Russian Direct Investment Fund CEO Kirill Dmitriev said Saturday that Moody's upgrade of the outlook on the Russian government bond is "positive," but its rating on the Russian assets is still "politicized."
"The outlook upgrade is positive, but Moody's underestimates the positive trends in the Russian economy," Dmitriev was quoted by RIA Novosti news agency as saying.
"If the decisions of rating agencies were not so politicized, Moody's should have changed the rating itself, not just the outlook," he said.
Moody's said earlier it continued the junk rating for Russia's government bond but has upgraded the outlook on such assets from negative to stable due to some improvements.
The Russian government has taken measures to reduce its dependence on oil and gas revenues, and the national economy has been recovering after a nearly two-year-long recession, the rating agency explained.

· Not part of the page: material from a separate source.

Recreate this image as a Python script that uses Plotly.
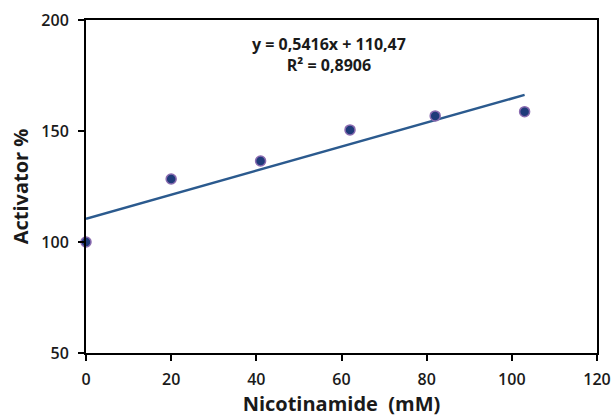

However, it maintained Russia's Ba1 rating (the best in its junk category) mainly due to Moscow's delay of implementing "a long-promised set of structural reforms" and its "high susceptibility to geopolitical risk."
Moody's said it may lift Russia out of junk rating if the government moves to address economic and fiscal vulnerability and raise growth potential.
In April 2016, Moody's confirmed Russia's Ba1 rating and assigned a negative outlook to reflect the risk of further erosion of the government's fiscal savings in the context of weak oil prices.